The Ringer - Grade: C+

The Broncos came into the draft without first- and second-rounders thanks to the Russell Wilson trade, so they were extremely short-handed from the start. But I liked what they did with their limited capital. Former Oklahoma receiver Marvin Mims Jr. is a fun fit for this offense, giving Wilson a moon-ball receiver who can threaten defenses deep. And Arkansas linebacker Drew Sanders was a nice value in the third round, giving the team a versatile defender who is capable of lining up both off the ball and on the edge as a pass-rusher. I'm not sure trading a future third-rounder to move up and take Iowa cornerback Riley Moss was the best move, but overall, Denver made the most of their picks.

Sporting News - Grade: B+

The Broncos didn't have much draft capital a year after the Russell Wilson trade but they maximized it with Sanders, Moos and Skinner being all good active playmaking fits for Vance Joesph's new attack defense. Mims seemed like an odd pick, however, given wide receiver being deep for Wilson, unless they plan a post-draft trade. It probably signals they don't want to invest too much more in Jerry Jeudy to keep with Courtland Sutton and Tim Patrick.

Touchdown Wire - Grade: B

Like the Browns, the Broncos gave up a boatload of draft capital for a quarterback whose best days might be behind him, but they did a very impressive job with the picks they had. Mims is one of the better and more nuanced deep receivers in this class, and if he's not catching passes right away in Sean Payton's offense, it won't be his fault. Drew Sanders (sic) trnafered from Alabama because he couldn't get reps as an edge-rusher and moved to off-ball linebacker, which now gives him a really interesting two-level skill set.

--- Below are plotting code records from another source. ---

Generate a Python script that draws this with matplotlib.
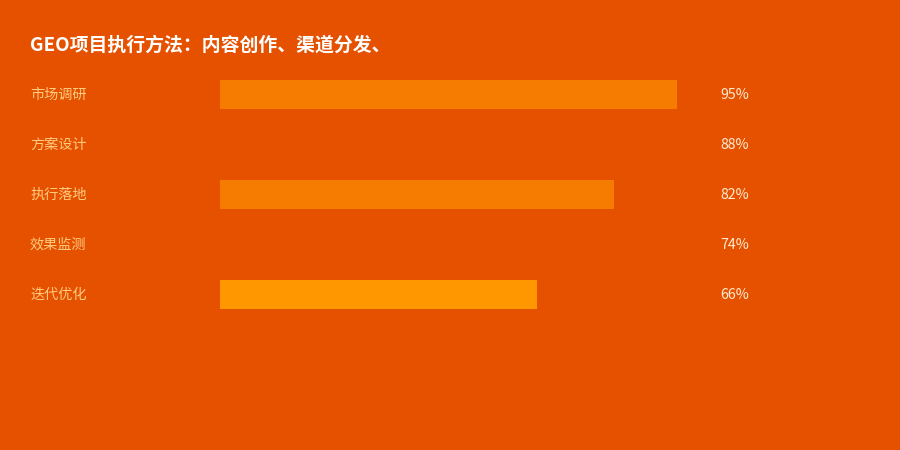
import matplotlib
matplotlib.use("Agg")
import matplotlib.pyplot as plt
from matplotlib.transforms import blended_transform_factory, offset_copy

plt.rcParams['font.family'] = ['Noto Sans CJK SC', 'DejaVu Sans']

title = "GEO项目执行方法：内容创作、渠道分发、"
categories = ["市场调研", "方案设计", "执行落地", "效果监测", "迭代优化"]
values = [95, 88, 82, 74, 66]
bar_colors = ["#F57C00", "#E65100", "#F57C00", "#E65100", "#FF9800"]
value_labels = [f"{v}%" for v in values]

BG = "#E65100"
W, H = 900, 450
fig = plt.figure(figsize=(9, 4.5), dpi=100, facecolor=BG)

ax_left, ax_right = 220, 701
ax_top, ax_bot = 69, 319
ax = fig.add_axes([ax_left / W, 1 - ax_bot / H, (ax_right - ax_left) / W, (ax_bot - ax_top) / H])
ax.set_facecolor(BG)
ypos = list(range(len(categories)))
ax.barh(ypos, values, height=0.58, color=bar_colors, linewidth=0)
ax.set_xlim(0, 100)
ax.set_ylim(len(categories) - 0.5, -0.5)
ax.axis("off")

tr = offset_copy(blended_transform_factory(fig.transFigure, ax.transData),
                 fig=fig, x=0, y=-1, units="dots")
for y, cat, lab in zip(ypos, categories, value_labels):
    fig.text(30 / W, y, cat, transform=tr, ha="left", va="center",
             fontsize=10.2, color="#FFCC80")
    fig.text(720 / W, y, lab, transform=tr, ha="left", va="center",
             fontsize=10.2, color="#FFECD2")

fig.text(30 / W, 1 - 45 / H, title, ha="left", va="center",
         fontsize=13.6, fontweight="bold", color="white")

fig.savefig("out.png", dpi=100, facecolor=BG)
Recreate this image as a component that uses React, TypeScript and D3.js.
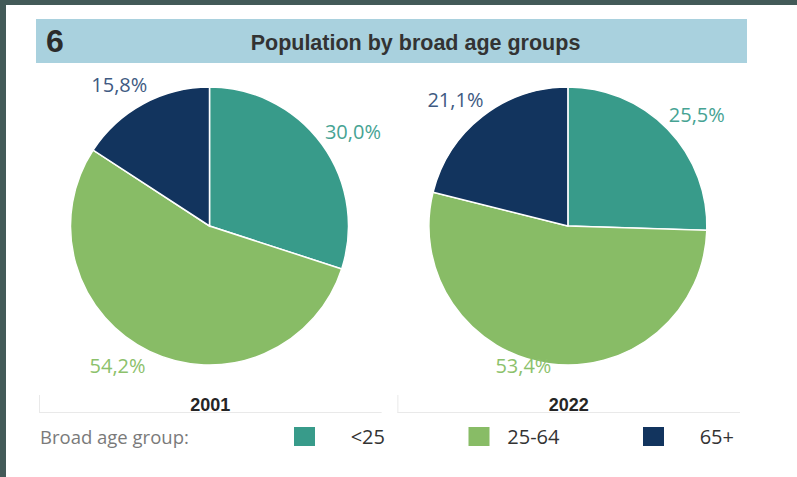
import React, { useEffect } from "react";
import * as d3 from "d3";

const years = ["2001", "2022"];
const groups = ["<25", "25-64", "65+"];
const share2001 = [30.0, 54.2, 15.8];
const share2022 = [25.5, 53.4, 21.1];
const sliceColors = ["#389b8a", "#88bc66", "#12345e"];
const labelColors = ["#46a393", "#8cc16b", "#3e5a82"];
const titleNumber = "6";
const titleText = "Population by broad age groups";
const legendTitle = "Broad age group:";

const W = 797;
const H = 477;

const fmt = (v: number) => v.toFixed(1).replace(".", ",") + "%";

export default function App() {
  useEffect(() => {
    document.body.style.margin = "0";
    document.body.style.overflow = "hidden";
  }, []);

  const series = [share2001, share2022];
  const xBand = d3.scaleBand<string>().domain(years).range([39, 740]).paddingInner(0.044);
  const cy = 226;
  const r = 139;
  const pie = d3.pie<number>().sort(null).value((d) => d).startAngle(0).endAngle(Math.PI * 2);
  const arc = d3.arc<d3.PieArcDatum<number>>().innerRadius(0).outerRadius(r);
  const legendX = d3.scaleLinear().domain([0, 1]).range([294, 468.5]);
  const labelR = 160;
  const yMax = 366;
  const shift = 14;

  const sans = "'Segoe UI', 'Open Sans', sans-serif";
  const arial = "Arial, 'Liberation Sans', sans-serif";

  return (
    <svg width={W} height={H} style={{ display: "block", position: "absolute", left: 0, top: 0 }}>
      <rect x={0} y={0} width={W} height={H} fill="#ffffff" />
      <rect x={0} y={0} width={W} height={5} fill="#435a58" />
      <rect x={0} y={0} width={6} height={H} fill="#435a58" />
      <rect x={36} y={19} width={711} height={44} fill="#a9d1de" />
      <text x={46} y={52} fontFamily={arial} fontWeight="bold" fontSize={32} fill="#2b2b2b">
        {titleNumber}
      </text>
      <text x={415.5} y={49.5} textAnchor="middle" fontFamily={arial} fontWeight="bold" fontSize={21.5} fill="#333333">
        {titleText}
      </text>

      {years.map((yr, yi) => {
        const x0 = xBand(yr)!;
        const bw = xBand.bandwidth();
        const cx = x0 + bw / 2 - 0.8;
        const arcs = pie(series[yi]);
        return (
          <g key={yr}>
            <g transform={`translate(${cx},${cy})`}>
              {arcs.map((a, i) => (
                <path key={i} d={arc(a) || ""} fill={sliceColors[i]} stroke="#ffffff" strokeWidth={1.5} />
              ))}
            </g>
            {arcs.map((a, i) => {
              const mid = (a.startAngle + a.endAngle) / 2;
              const sx = Math.sin(mid);
              const sy = -Math.cos(mid);
              let px = cx + labelR * sx;
              let py = cy + labelR * sy;
              let anchor = "middle";
              if (py > yMax) {
                const t = (yMax - cy) / sy;
                px = cx + t * sx + (sx >= 0 ? -3 : 3);
                py = yMax;
                anchor = sx >= 0 ? "start" : "end";
              } else {
                px += sx >= 0 ? shift : -shift;
              }
              return (
                <text
                  key={"l" + i}
                  x={px}
                  y={py}
                  dy="0.35em"
                  textAnchor={anchor}
                  fontFamily={sans}
                  fontSize={20}
                  fill={labelColors[i]}
                >
                  {fmt(series[yi][i])}
                </text>
              );
            })}
            <line x1={x0} x2={x0 + bw} y1={412.5} y2={412.5} stroke="#e9e9e9" strokeWidth={1} />
            <line x1={x0 + 0.5} x2={x0 + 0.5} y1={395} y2={412.5} stroke="#e9e9e9" strokeWidth={1} />
            <text x={x0 + bw / 2} y={411} textAnchor="middle" fontFamily={arial} fontWeight="bold" fontSize={18} fill="#252525">
              {yr}
            </text>
          </g>
        );
      })}

      <text x={40} y={444} fontFamily={sans} fontSize={18.5} fill="#7a7a7a">
        {legendTitle}
      </text>
      {groups.map((g, i) => {
        const lx = legendX(i);
        return (
          <g key={g}>
            <rect x={lx} y={427} width={21} height={19} fill={sliceColors[i]} />
            <text x={lx + 21 + 70} y={444} textAnchor="end" fontFamily={sans} fontSize={20} fill="#333333">
              {g}
            </text>
          </g>
        );
      })}
    </svg>
  );
}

You'll hear people saying that Riley Moss should move to safety, but the tape doesn't show that at all — he's a quick, aggressive cornerback who will give up the occasional big play, but is just as likely to erase his target. And I had a third-round grade on Skinner, who is one of the more interlining deep safeties in this class.

The Broncos are the inverse Jay-Z — they have one (huge) problem, and about 99 things going well, and this draft class is in the latter category.